The Princes Highway from Stratford to Bairnsdale in the East Gippsland area received the most responses, followed by The Deans Marsh-Lorne Road in Benwerrin, Surf Coast. The Warburton Highway at Woori Yallock in the Yarra Ranges had the third highest number of responses.
As a trusted membership organisation with 2.2 million members, RACV is in a unique position to provide Government stakeholders with information directly from Victorians on not only where perceived road safety issues exist, but useful suggestions on how to make improvements.
RACV’s Executive General Manager Motoring and Mobility, Phil Turnbull, thanked all Victorians who took the time to complete the survey.
“The local knowledge 4,000 Victorians have provided us about safety on our regional roads is invaluable,” Mr Turnbull said.
“The number of responses received for each road is a good indicator that Victorians think these roads need improvement.
“As a safety advocate, it’s important that RACV closely examines what Victorians think are the factors contributing to less safe conditions, so we can provide that information to government to help inform their planning. We also asked for possible solutions.
“Overall, Victorians felt that dangerous driver behaviour is the biggest contributing factor to safety conditions on our roads.”
There were a number of possible solutions highlighted by Victorians that RACV will take to the Victorian State Government for consideration. These include road maintenance, speed limits and infrastructure improvements for bicycles.
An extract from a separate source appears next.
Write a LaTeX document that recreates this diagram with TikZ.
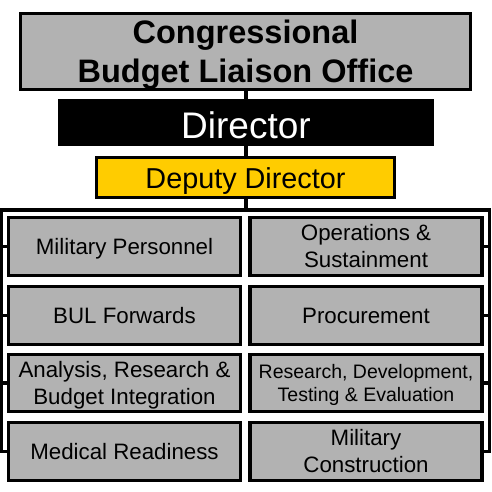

“Sixty-one per cent of respondents believe the speed limit on the selected roads should be reduced until improvements or upgrades have been made, highlighting that many Victorians believe reducing the speed on certain regional roads to address safety concerns is an appropriate approach. We also have a rare opportunity to consider reduced speed limits while regional roads are quieter with Melbourne in lockdown,” Mr Turnbull said.
“In terms of bicycles, on many roads there is a growing need to provide some form of separation between bike riders and vehicles, particularly on high speed rural roads without a suitable sealed shoulder.”
The My Country Road survey used an interactive map showing high-speed roads with large concentrations of crashes causing death or serious injury in regional Victoria. It sought comments from people with local knowledge.
Survey participants provided their feedback by clicking on one of the 169 highlighted roads or dropping a pin and filling out a survey for another location.
Mr Turnbull went on to say the survey results are a timely reminder that road safety is everyone’s responsibility and planning trips with a few simple safety tips in mind will mean it’s still safe to enjoy everything regional Victoria has to offer.
“All road users must drive in a safe manner, whether it’s driving at safe speeds, avoiding distractions or taking a break if we are fatigued,” Mr Turnbull said.
“RACV also recommends that as much as possible drivers plan their routes along better main roads with more safety features.”
RACV Emergency Roadside Assistance Patroller, Greg Bowen, said vehicle preparation is very important for driving in regional areas.
“When it comes to your vehicle preparation, make sure you check your fluid levels under your bonnet, including oil, coolant and even the windscreen washer water level. Be sure to check your tyres as well,” Mr Bowen said.